How to use GenerativeProteomics¶
If your main goal is simply to just impute a general dataset, the most straightforward and simplest way to use GenerativeProteomics is to run:
python generativeproteomics.py -i /path/to/file_to_impute.csv
By running it in this manner, it will result in two separate training phases.
- Evaluation run:
In this run a percentage of the values (10% by default) are concealed during the training phase and then the dataset is imputed. The RMSE (Root Mean Square-Error) is calculated with those hidden values as targets and at the end of the training phase a test_imputed.csv file will be created containing the original hidden values and the resulting imputation. This way you can have an estimation of the imputation accuracy.
- Imputation run:
Afterwards, a proper training phase takes place using the entire dataset. An imputed.csv file will be created containing the imputed dataset.

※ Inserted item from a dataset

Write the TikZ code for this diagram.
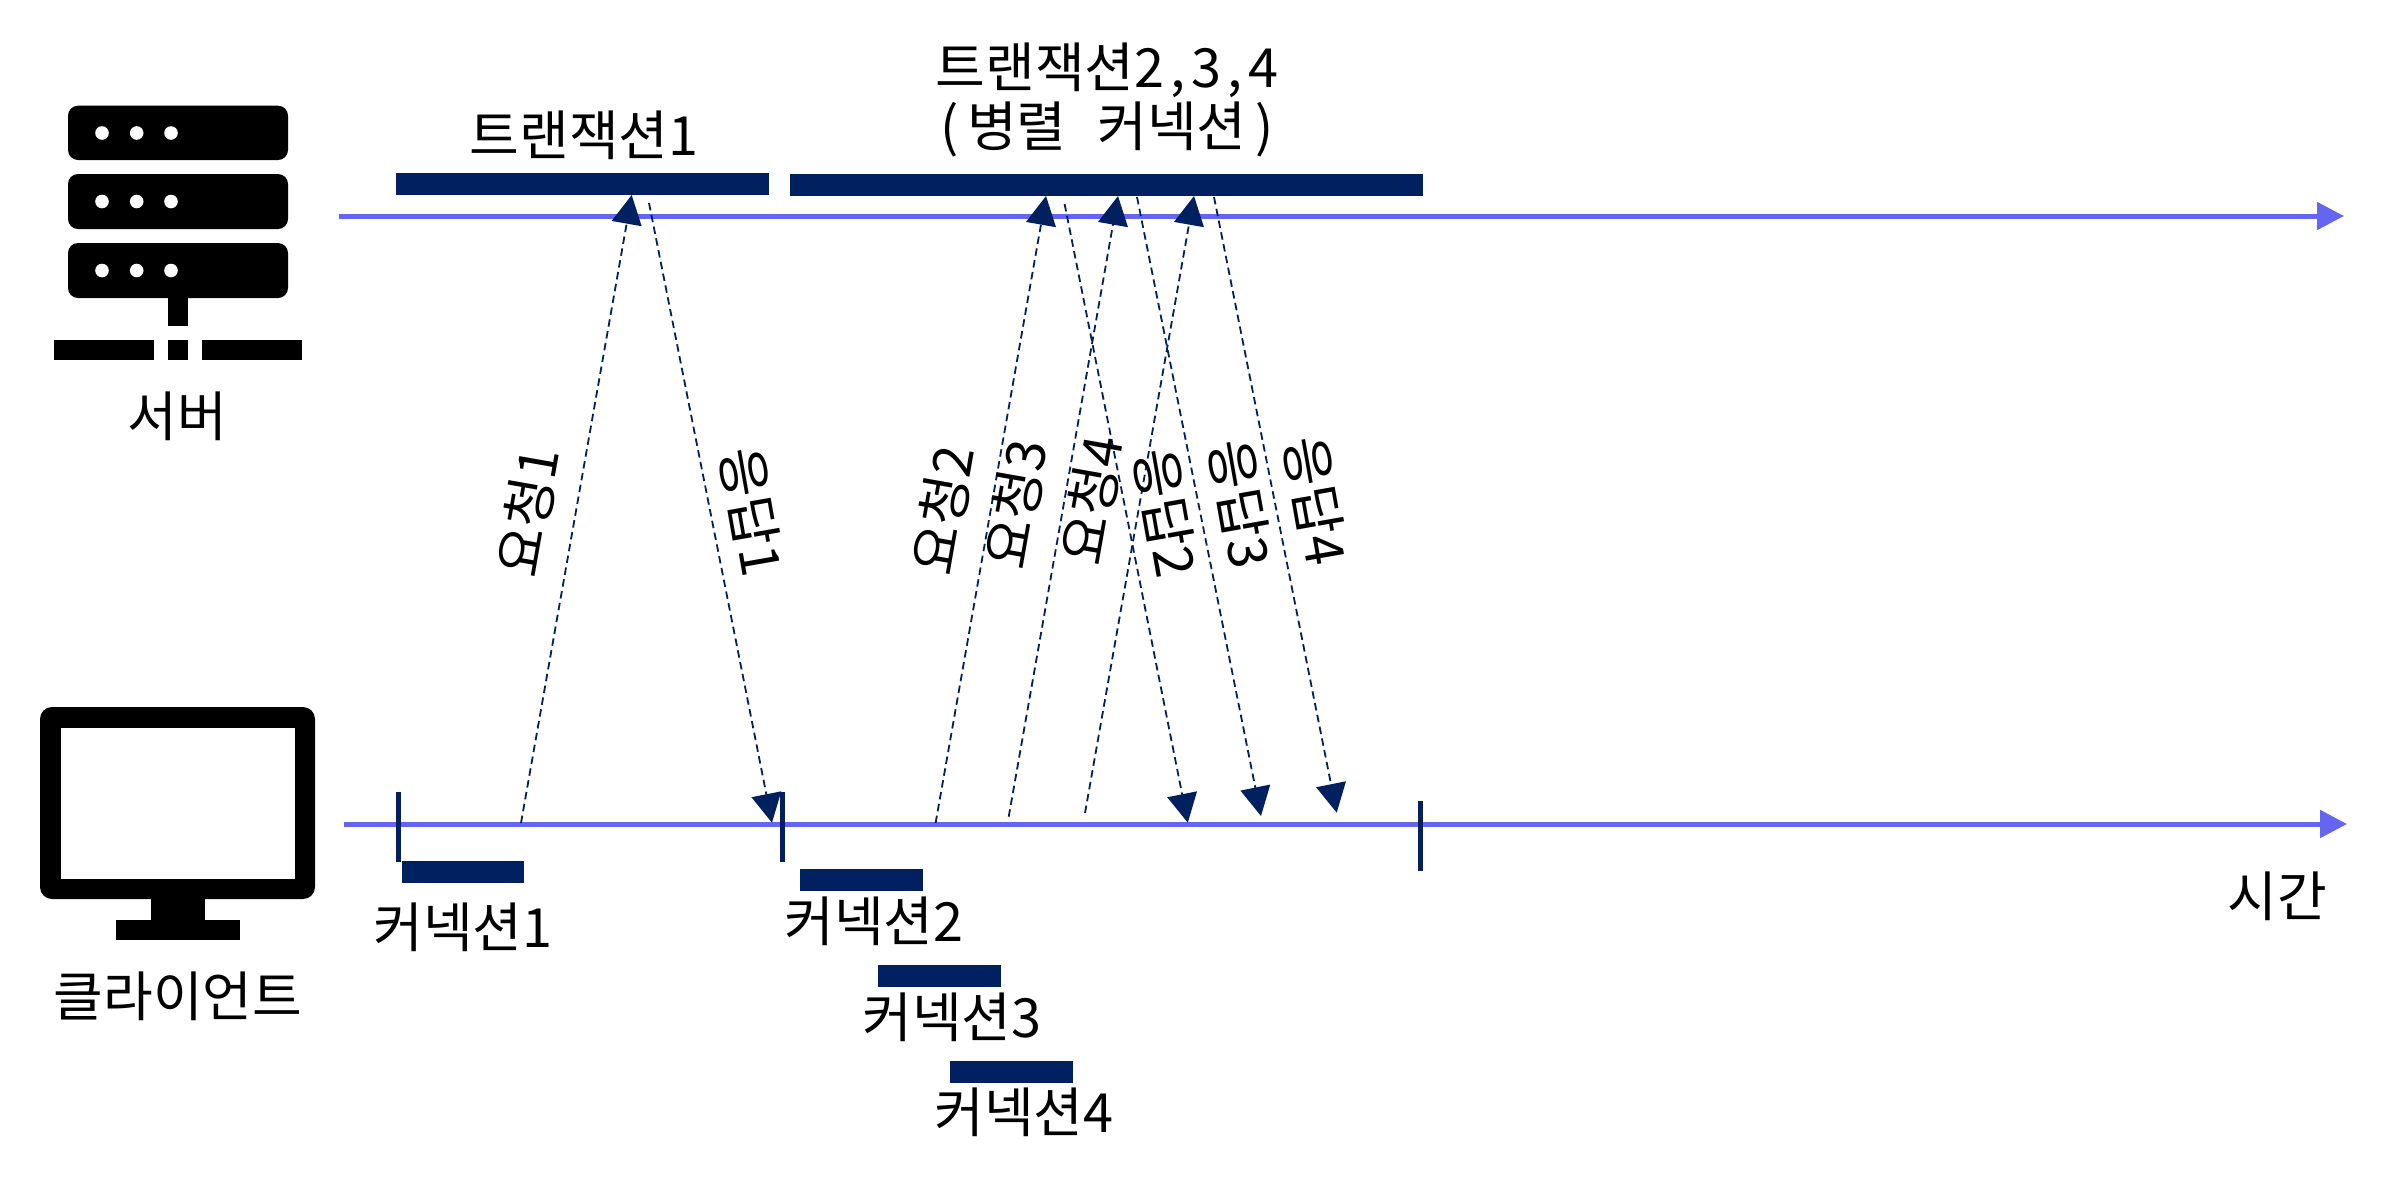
\documentclass[tikz,border=0pt]{standalone}
\usepackage{fontspec}
\setmainfont{Noto Sans CJK KR}
\usetikzlibrary{arrows.meta}
\definecolor{navy}{HTML}{002060}
\definecolor{axisblue}{HTML}{6466F0}
\newcommand{\mono}[1]{\makebox[0.5em][c]{#1}}
\tikzset{
  lbl/.style={font=\fontsize{27}{29.5}\selectfont,inner sep=0pt,text=black},
  bar/.style={fill=navy,inner sep=0pt,minimum height=11pt},
  tickmark/.style={draw=navy,line width=2.5pt},
  axisline/.style={draw=axisblue,line width=2.5pt,-{Triangle[length=13.5pt,width=13.5pt]}},
  msg/.style={draw=navy,line width=0.9pt,dash pattern=on 3.75pt off 2.25pt,-{Triangle[length=14.5pt,width=15pt,fill=navy]}},
  icon/.style={fill=black}
}
\begin{document}
\begin{tikzpicture}[x=0.5pt,y=-0.5pt]
\useasboundingbox (0,0) rectangle (2396,1200);
\fill[white] (0,0) rectangle (2396,1200);
% server icon
\foreach \t/\b/\d in {105.7/160/133,174/229/201.5,243/298/270.5}{
  \fill[icon,rounded corners=5pt] (68,\t) rectangle (288,\b);
  \foreach \x in {102,136.7,171}{\fill[white] (\x,\d) circle (3.4pt);}
}
\fill[icon] (167.5,298) rectangle (188,325.5);
\fill[icon] (54,339.5) rectangle (154,360);
\fill[icon] (167.5,339.5) rectangle (188,360);
\fill[icon] (202,339.5) rectangle (302,360);
% client icon
\fill[icon,rounded corners=6pt] (40,707) rectangle (315,899);
\fill[white] (61,727.5) rectangle (295,879);
\fill[icon] (151,899) rectangle (205,920);
\fill[icon] (116,920) rectangle (240,940);
% labels
\node[lbl] (server) at (177,416) {서버};
\node[lbl] (client) at (178,996) {클라이언트};
\node[lbl] (tr1) at (584,135) {트랜잭션1};
\node[lbl,align=center] (tr2) at (1107,100) {트랜잭션2\mono{,}3\mono{,}4\\\mono{(}\hspace{0.08em}병렬\hspace{0.35em} 커넥션\hspace{0.08em}\mono{)}};
\node[lbl] (time) at (2277,896) {시간};
% bars
\node[bar,minimum width=186.5pt] (b1) at (582.5,184) {};
\node[bar,minimum width=316.5pt] (b2) at (1106.5,185) {};
\node[bar,minimum width=61pt] (c1) at (462.8,872) {};
\node[bar,minimum width=61.5pt] (c2) at (861.3,880) {};
\node[bar,minimum width=61.5pt] (c3) at (939.4,975.5) {};
\node[bar,minimum width=61.5pt] (c4) at (1011.3,1071.5) {};
\node[lbl] (cl1) at (463,927) {커넥션1};
\node[lbl] (cl2) at (874,921) {커넥션2};
\node[lbl] (cl3) at (952,1017) {커넥션3};
\node[lbl] (cl4) at (1024,1112) {커넥션4};
% axes
\coordinate (as) at (339,216); \coordinate (ae) at (2344,216);
\coordinate (bs) at (344,824); \coordinate (be) at (2347,824);
\draw[axisline] (as) -- (ae);
\draw[axisline] (bs) -- (be);
% ticks
\coordinate (t1a) at (398,792); \coordinate (t1b) at (398,862);
\coordinate (t2a) at (782.5,792); \coordinate (t2b) at (782.5,862);
\coordinate (t3a) at (1420.5,801); \coordinate (t3b) at (1420.5,871);
\draw[tickmark] (t1a) -- (t1b);
\draw[tickmark] (t2a) -- (t2b);
\draw[tickmark] (t3a) -- (t3b);
% message end points
\coordinate (q1a) at (521,823);    \coordinate (q1b) at (631.7,195);
\coordinate (r1a) at (649,203);    \coordinate (r1b) at (772,822.7);
\coordinate (q2a) at (935.6,823);  \coordinate (q2b) at (1046,196);
\coordinate (q3a) at (1008.7,816.7); \coordinate (q3b) at (1118,196);
\coordinate (q4a) at (1085,813);   \coordinate (q4b) at (1194,196);
\coordinate (r2a) at (1064.6,204); \coordinate (r2b) at (1187.8,822.7);
\coordinate (r3a) at (1137,197);   \coordinate (r3b) at (1261,816);
\coordinate (r4a) at (1214,197);   \coordinate (r4b) at (1336.7,812.7);
\foreach \a/\b in {q1a/q1b,r1a/r1b,q2a/q2b,q3a/q3b,q4a/q4b,r2a/r2b,r3a/r3b,r4a/r4b}{
  \draw[msg] (\a) -- (\b);
}
% rotated labels
\node[lbl,rotate=80] (ql1) at (528,512) {요청1};
\node[lbl,rotate=80] (ql2) at (943,510) {요청2};
\node[lbl,rotate=80] (ql3) at (1016,504) {요청3};
\node[lbl,rotate=80] (ql4) at (1092,500) {요청4};
\node[lbl,rotate=-80] (rl1) at (752,512) {응답1};
\node[lbl,rotate=-80] (rl2) at (1166,513) {응답2};
\node[lbl,rotate=-80] (rl3) at (1240.5,504) {응답3};
\node[lbl,rotate=-80] (rl4) at (1316,501) {응답4};
\end{tikzpicture}
\end{document}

However, there might be a few arguments which you may want to change. You can do this using a parameters.json file
(you may find an example in GenerativeProteomics/breast/parameters.json) or you can choose them directly in the command line.
Run with a parameters.json file:
python generativeproteomics.py --parameters /path/to/parameters.json
Run with command line arguments:
python generativeproteomics.py -i /path/to/file_to_impute.csv -o imputed_name --ofolder ./results/ --it 2001
Arguments:
-i: Path to file to impute
-o: Name of imputed file
–ofolder: Path to the output folder
–it: Number of iterations to train the model
–miss: The percentage of values to be concealed during the evaluation run (from 0 to 1)
–outall: Set this argument to 1 if you want to output every metric
–override: Set this argument to 1 if you want to delete the previously created files when writing the new output
–model: Choose the model to use (None if GenerativeProteomics, otherwise provide name of the pre-trained model)
If you want to assess the efficiency of the code you may provide a reference file containing a complete version of the dataset (without missing values):
python generativeproteomics.py -i /path/to/file_to_impute.csv --ref /path/to/complete_dataset.csv
Running this way will calculate the RMSE of the imputation in relation to the complete dataset.